Goal ->
Give the number of lines that contain the string "matplotlib", and nothing else.

━━━

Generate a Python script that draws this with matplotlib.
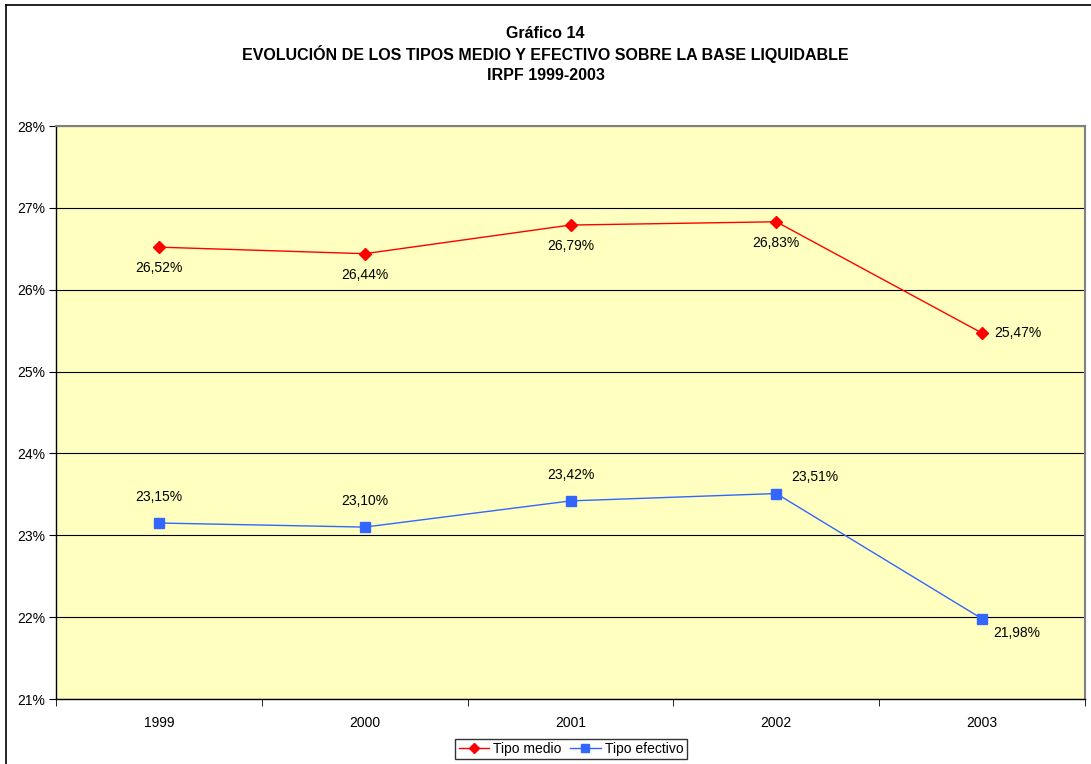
import matplotlib.pyplot as plt
from matplotlib.lines import Line2D

plt.rcParams['font.family'] = ['Liberation Sans', 'DejaVu Sans']

years = ['1999', '2000', '2001', '2002', '2003']
tipo_medio = [26.52, 26.44, 26.79, 26.83, 25.47]
tipo_efectivo = [23.15, 23.10, 23.42, 23.51, 21.98]

W, H = 1091, 764
fig = plt.figure(figsize=(W / 100, H / 100), dpi=100)

# outer frame of the chart (only top and left edges are visible)
fig.lines.append(Line2D([6 / W, 6 / W], [0, 1 - 5 / H], transform=fig.transFigure,
                        color='black', linewidth=1.2))
fig.lines.append(Line2D([6 / W, 1], [1 - 5 / H, 1 - 5 / H], transform=fig.transFigure,
                        color='black', linewidth=1.2))

left, right, top, bottom = 56, 1085, 126, 699
ax = fig.add_axes([left / W, 1 - bottom / H, (right - left) / W, (bottom - top) / H])
ax.set_facecolor('#FFFFC0')

x = list(range(len(years)))
ax.plot(x, tipo_medio, color='#FF0000', linewidth=1, marker='D', markersize=6,
        label='Tipo medio')
ax.plot(x, tipo_efectivo, color='#3366FF', linewidth=1, marker='s', markersize=7,
        label='Tipo efectivo')

def fmt(v):
    return f'{v:.2f}'.replace('.', ',') + '%'

fs = 10
for i, v in enumerate(tipo_medio):
    if i == 4:
        ax.annotate(fmt(v), (i, v), xytext=(9, 0), textcoords='offset points',
                    ha='left', va='center', fontsize=fs)
    else:
        ax.annotate(fmt(v), (i, v), xytext=(0, -15), textcoords='offset points',
                    ha='center', va='center', fontsize=fs)

for i, v in enumerate(tipo_efectivo):
    if i == 3:
        ax.annotate(fmt(v), (i, v), xytext=(28, 12), textcoords='offset points',
                    ha='center', va='center', fontsize=fs)
    elif i == 4:
        ax.annotate(fmt(v), (i, v), xytext=(25, -10), textcoords='offset points',
                    ha='center', va='center', fontsize=fs)
    else:
        ax.annotate(fmt(v), (i, v), xytext=(0, 19), textcoords='offset points',
                    ha='center', va='center', fontsize=fs)

ax.set_xlim(-0.5, len(years) - 0.5)
ax.set_ylim(21, 28)
ax.set_yticks(range(21, 29))
ax.set_yticklabels([f'{t}%' for t in range(21, 29)], fontsize=fs)
ax.set_xticks(x)
ax.set_xticklabels(years, fontsize=fs)
ax.tick_params(axis='x', which='major', length=0, pad=12)
ax.set_xticks([i - 0.5 for i in range(len(years) + 1)], minor=True)
ax.tick_params(axis='x', which='minor', length=5, direction='out', color='black')
ax.tick_params(axis='y', length=5, direction='out', pad=3)
ax.yaxis.grid(True, color='black', linewidth=0.8)
ax.set_axisbelow(True)

for s in ['top', 'right']:
    ax.spines[s].set_color('#808080')
    ax.spines[s].set_linewidth(1.5)
for s in ['left', 'bottom']:
    ax.spines[s].set_color('black')
    ax.spines[s].set_linewidth(1)

title_fs = 11.5
fig.text(0.5, 1 - 33 / H, 'Gráfico 14', ha='center', va='center',
         fontsize=title_fs, fontweight='bold')
fig.text(0.5, 1 - 54 / H, 'EVOLUCIÓN DE LOS TIPOS MEDIO Y EFECTIVO SOBRE LA BASE LIQUIDABLE',
         ha='center', va='center', fontsize=title_fs, fontweight='bold')
fig.text(0.5, 1 - 75 / H, 'IRPF 1999-2003', ha='center', va='center',
         fontsize=title_fs, fontweight='bold')

leg = fig.legend(loc='center', bbox_to_anchor=(571 / W, 1 - 749 / H), ncol=2,
                 fontsize=fs, frameon=True, fancybox=False, edgecolor='black',
                 handlelength=2.2, handletextpad=0.3, columnspacing=0.6,
                 borderpad=0.25, markerscale=0.8)
leg.get_frame().set_linewidth(1)

fig.savefig('out.png', dpi=100)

━━━

The solution ->
3